In data analysis, especially the number of data is small, in order to found out the parameter of the distribution, which fit the data the best, maximum likelihood method is a mathematical tool to do so.

The ideal can be found in Wikipedia. For illustration, I generate 100 data points from a Gaussian distribution with mean = 1, and sigma = 2.

In Mathematica,

Data = RandomVariate[NormalDistribution[1, 2], 100]
MaxLikeliHood = Flatten[Table[{
mean,
sigma,
Log[Product[PDF[NormalDistribution[mean, sigma], Data[[i]]] // N, {i, 1,100}]],
},
{mean, -3, 3, 1}, {sigma, 0.5, 3.5, 0.5}], 1]



This calculate the a table of mean form -3 to 3, step 1, sigma from 0.5 to 3.5 step 0.5. To find the maximum of the LogProduct in the table:

maxL=MaxLikeliHood[[1 ;; -1, 3]];
Max[%]
maxN = Position[maxL[[1 ;; -1, 3]], %]
maxL[[Flatten[maxN]]]



The result is

{{1,2.,-217.444}}

which is the correct mean and sigma.

## estimate the mean reaction rate given that no event in time interval

The count follows Poisson Distribution:

$P(n|\lambda) = \frac{(\lambda T)^n}{n!} Exp(-\lambda T)$

this means, the probability of number of count, n, happened in time interval T given that the mean rate is $\lambda$.

now, we measured no count in time interval T, what is the mean rate for given confident interval?

if the count is zero, then the probability is:

$P(0|\lambda) = Exp(-\lambda T )$

and we can treat this as a new probability density function that, the probability of count rate is $\lambda$ in time interval T.

normalized this pdf.

$P(\lambda) = T Exp(-\lambda T )$

we can see, for $\lambda = 0$, the probability is 1. of course, if the count rate is 0, then no count is 100 %. therefore, we want to estimate the maximum count rate it will be to give “zero count “.

Now we have to introduce the Confident Interval (CL). this is the chance that the “interest” is true. in here, our interest is the “count rate is smaller then some value “. Thus, the total probability is:

$1- CL = \int_0^(\lambda_0) P(\lambda) d\lambda$

$\lambda = \frac{1}{T} ln(\frac{1}{CL})$

Lets give an example. suppose we count nothing in 10 second. what is the count rate for 95% Confident Interval?

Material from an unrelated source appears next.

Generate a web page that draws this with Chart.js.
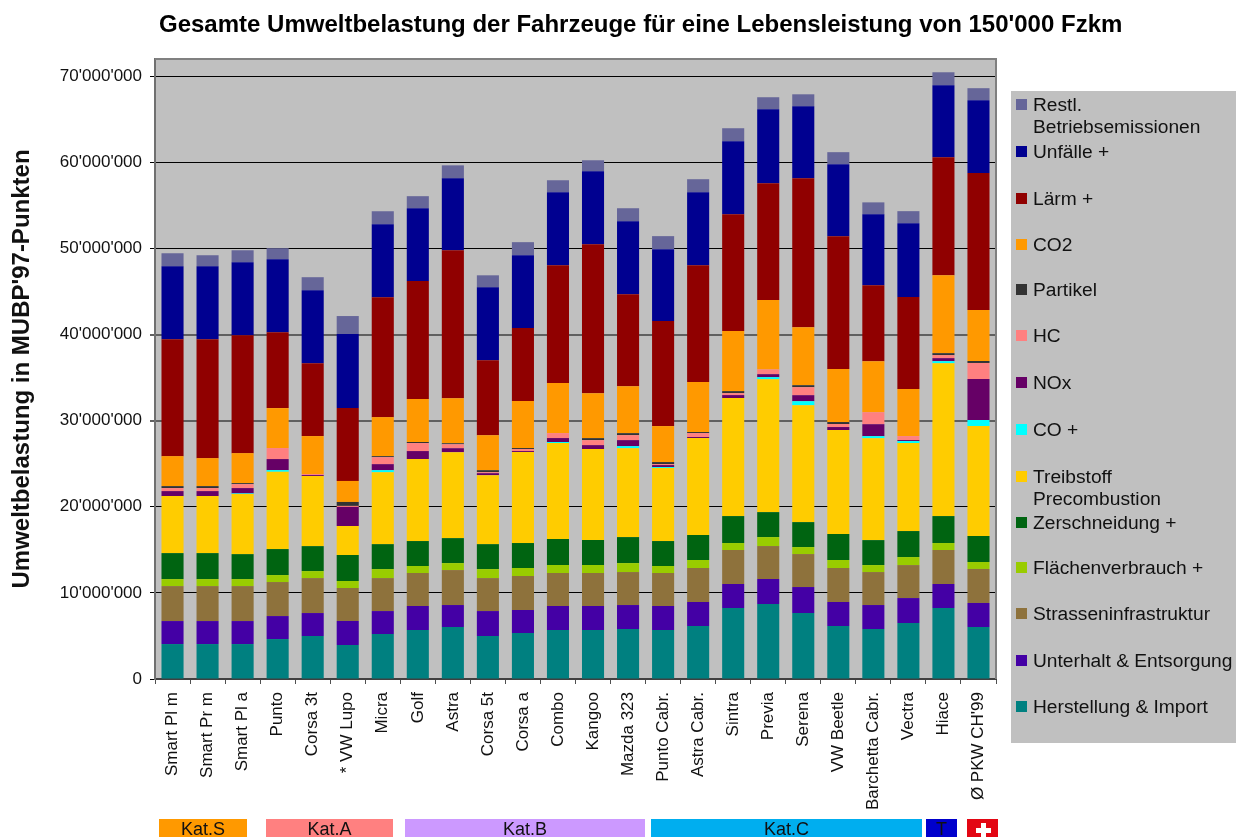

plug in the equation and give $\lambda = 0.005$.

Now, we can see how the Confident Interval means. 95% means, in 100 measurement of 10 second interval, there is 95% that no count. thus, in 1000 second time interval, there is at most 5 count. which is same to say  $\lambda = 0.005$.

or, if we put the  $\lambda = 0.005$ into the Poisson distribution.

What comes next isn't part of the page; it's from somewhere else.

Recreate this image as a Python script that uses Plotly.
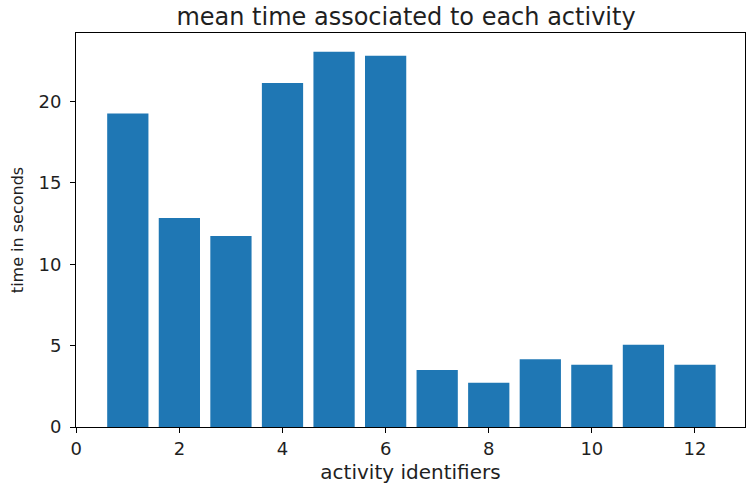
import plotly.graph_objects as go

# Mean duration (seconds) per activity id
activity_ids = [1, 2, 3, 4, 5, 6, 7, 8, 9, 10, 11, 12]
mean_seconds = [19.27, 12.85, 11.74, 21.14, 23.06, 22.82, 3.50, 2.72, 4.16, 3.83, 5.06, 3.83]
x_ticks = [0, 2, 4, 6, 8, 10, 12]
y_ticks = [0, 5, 10, 15, 20]

FONT = "DejaVu Sans"
INK = "#1f1f1f"
TICK_SIZE = 18
XLABEL_SIZE = 20
YLABEL_SIZE = 16
TITLE_SIZE = 24

fig = go.Figure(
    go.Bar(
        x=activity_ids,
        y=mean_seconds,
        width=0.8,
        marker=dict(color="#1f77b4", line=dict(width=0)),
    )
)

fig.update_layout(
    width=747,
    height=484,
    margin=dict(l=76, r=2, t=33, b=57),
    paper_bgcolor="white",
    plot_bgcolor="white",
    showlegend=False,
    font=dict(family=FONT, color=INK, size=TICK_SIZE),
    title=dict(
        text="mean time associated to each activity",
        x=406 / 747,
        xanchor="center",
        xref="container",
        y=1 - 17 / 484,
        yanchor="middle",
        yref="container",
        font=dict(family=FONT, size=TITLE_SIZE, color=INK),
    ),
)

axis_common = dict(
    showgrid=False,
    zeroline=False,
    showline=True,
    linecolor="black",
    linewidth=1,
    mirror=True,
    ticks="outside",
    ticklen=5,
    tickwidth=1,
    tickcolor="black",
    tickfont=dict(family=FONT, size=TICK_SIZE, color=INK),
)

fig.update_xaxes(
    range=[-0.005, 12.97],
    tickmode="array",
    tickvals=x_ticks,
    ticktext=[str(v) for v in x_ticks],
    title=dict(text="activity identifiers", font=dict(family=FONT, size=XLABEL_SIZE, color=INK), standoff=8),
    **axis_common,
)
fig.update_yaxes(
    range=[0, 24.22],
    tickmode="array",
    tickvals=y_ticks,
    ticktext=[str(v) for v in y_ticks],
    ticklabelstandoff=5,
    title=dict(text="time in seconds", font=dict(family=FONT, size=YLABEL_SIZE, color=INK), standoff=10),
    **axis_common,
)

fig.write_html("out.html")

$P(0|0.005) = Exp(-0.05) = 0.951$

this is same that it has 95% give 0 count.

## On NMR noise reduction

there are many ways to reduce the signal-to-noise ratio in NMR.

here, we will show the simplest one – by measuring it many times.

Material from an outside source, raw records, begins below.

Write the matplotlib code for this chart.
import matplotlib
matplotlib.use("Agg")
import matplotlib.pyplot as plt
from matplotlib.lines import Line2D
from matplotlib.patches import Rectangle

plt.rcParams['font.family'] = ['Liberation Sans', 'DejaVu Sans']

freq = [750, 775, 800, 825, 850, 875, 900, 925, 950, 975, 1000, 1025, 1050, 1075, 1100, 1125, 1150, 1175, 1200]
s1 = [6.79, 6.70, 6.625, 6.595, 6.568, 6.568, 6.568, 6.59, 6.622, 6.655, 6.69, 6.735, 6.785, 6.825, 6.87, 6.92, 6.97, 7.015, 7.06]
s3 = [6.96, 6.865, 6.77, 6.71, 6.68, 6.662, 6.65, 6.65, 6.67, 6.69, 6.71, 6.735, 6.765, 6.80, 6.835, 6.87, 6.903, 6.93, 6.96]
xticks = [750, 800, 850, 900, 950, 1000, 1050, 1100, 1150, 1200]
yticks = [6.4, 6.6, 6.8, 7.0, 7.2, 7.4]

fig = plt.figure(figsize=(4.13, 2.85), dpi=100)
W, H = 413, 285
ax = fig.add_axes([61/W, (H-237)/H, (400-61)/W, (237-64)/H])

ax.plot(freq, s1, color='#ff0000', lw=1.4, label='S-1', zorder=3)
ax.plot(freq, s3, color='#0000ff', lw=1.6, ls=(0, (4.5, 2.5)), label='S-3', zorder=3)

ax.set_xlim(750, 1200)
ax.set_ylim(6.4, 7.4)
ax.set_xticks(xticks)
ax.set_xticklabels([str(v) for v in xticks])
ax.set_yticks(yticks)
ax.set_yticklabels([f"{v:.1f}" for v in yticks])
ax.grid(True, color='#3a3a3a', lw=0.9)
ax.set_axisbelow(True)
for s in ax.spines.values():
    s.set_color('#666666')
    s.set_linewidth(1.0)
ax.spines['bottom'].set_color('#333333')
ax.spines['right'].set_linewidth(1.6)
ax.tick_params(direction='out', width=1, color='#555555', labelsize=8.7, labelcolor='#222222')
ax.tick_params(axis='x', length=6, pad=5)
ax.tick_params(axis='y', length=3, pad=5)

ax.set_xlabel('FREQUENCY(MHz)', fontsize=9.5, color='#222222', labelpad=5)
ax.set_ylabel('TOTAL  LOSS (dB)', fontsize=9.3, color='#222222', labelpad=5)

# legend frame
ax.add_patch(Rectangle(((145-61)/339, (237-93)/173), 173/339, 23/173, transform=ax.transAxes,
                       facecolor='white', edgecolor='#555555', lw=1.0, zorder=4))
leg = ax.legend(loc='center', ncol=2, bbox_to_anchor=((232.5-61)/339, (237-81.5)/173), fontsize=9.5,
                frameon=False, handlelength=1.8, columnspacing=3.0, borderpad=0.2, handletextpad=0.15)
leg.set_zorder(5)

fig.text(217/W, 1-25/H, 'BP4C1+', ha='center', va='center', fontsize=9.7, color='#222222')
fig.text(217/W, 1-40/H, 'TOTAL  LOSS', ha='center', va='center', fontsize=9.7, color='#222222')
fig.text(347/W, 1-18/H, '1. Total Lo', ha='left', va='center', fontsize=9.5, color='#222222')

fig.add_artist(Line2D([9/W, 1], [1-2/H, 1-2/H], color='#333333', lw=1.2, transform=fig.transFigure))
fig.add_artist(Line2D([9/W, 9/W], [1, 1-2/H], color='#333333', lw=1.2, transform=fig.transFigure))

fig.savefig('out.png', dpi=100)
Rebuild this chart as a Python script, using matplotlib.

the reason behind this is the different of statistic nature between signal and noise.

for signal, the correlation between each measurement is strong. or to say, if you measured the signal is around 10 this time, it will probable measure it around 10 next time.

however, the noise is different, it is random in nature. so, in average, it will equal to zero.

in mathematics, we use the standard deviation $\sigma$ and covariance $cov$ to show it.

$\sigma(S_T)=\sigma(\sum S_i) = \sqrt{ \sum ( \sigma( S_i)^2 + 2cov(S_i,S_j) ) }$

$\sigma(N_T)=\sigma(\sum N_i) = \sqrt{ \sum ( \sigma( N_i)^2 + 2cov(N_i,N_j) ) }$

since the signal should be correlated, $cov(S_i , S_j) = \sigma(S_i) \sigma(S_j)$ thus,

$\sigma(S_T) = n \sigma(S_i)$

but the noise should have no correlation, $cov(N_i, N_j) = 0$

$\sigma(N_T) = \sqrt{n} \sigma(N_i)$

Thus, the signal-to-noise level will be

$\sigma( S/N _T ) = \sqrt{n} \sigma (S/N)$

For 100 times measurements, the signal-to-noise ratio will be 10 times stronger.